Xistinho ama Conceição, ama as pessoas, ama a vida, para além das aparências. Xistinho é um devoto do espírito. Sempre foi, é, e será. Ele nunca esteve limitado ao corpo, à matéria, ao transitório. Ele sempre falou pela alma e sempre agiu com o coração.
Em muitas das inúmeras ações que fizemos juntos, desde o sonho de propormos a criação do Parque Natural Municipal Salão de Pedras, em 1999, até os plantios de mudas de árvores nativas que fizemos, muitas vezes juntos, ou as intermináveis reuniões que fizemos, noite adentro sonhando com uma cidade melhor e mais justa, tudo isso estava ancorado na convicção de fazer o melhor de si para os outros. Xistinho é contagiante em seu ânimo com a vida, em sua devoção e sua dedicação para com as causas maiores, para além do convencional da vida. Grande é a necessidade de que os homens se tornem conscientes da vida interior e dos aspectos sutis que amparam a nossa existência. Em igual proporção, é premente o esforço para o despertar, pois não é a força das palavras que pode transformar o mundo, mas, sim, a força do ser.

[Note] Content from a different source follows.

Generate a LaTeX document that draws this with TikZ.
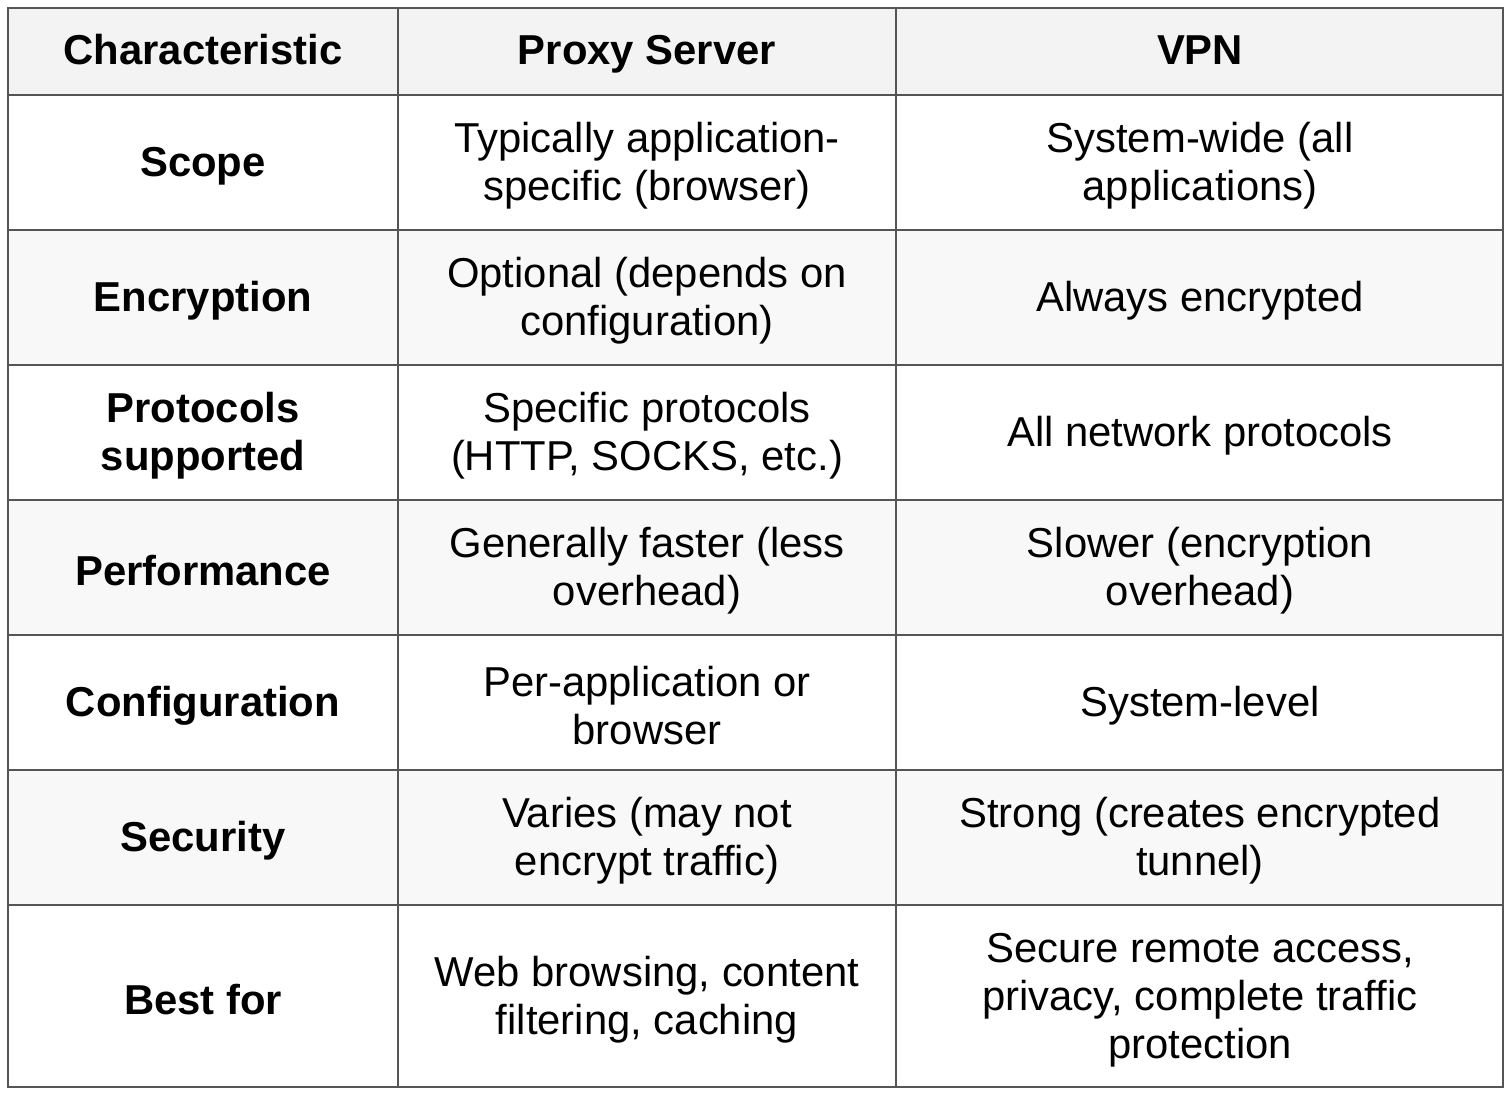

Mais cedo ou mais tarde, todos somos colocados diante dos portais da entrega. Chegaremos ao dia, inexoravelmente, em que não há mais livros que nos instruam, mãos que nos sustentem, palavras que possam responder às nossas demandas. Eu sei: o destino de cada indivíduo cabe a ele e ao Absoluto traçar, em cada gesto, todos os dias. Somos, ainda que sem saber, servidores em potencial do mundo do porvir.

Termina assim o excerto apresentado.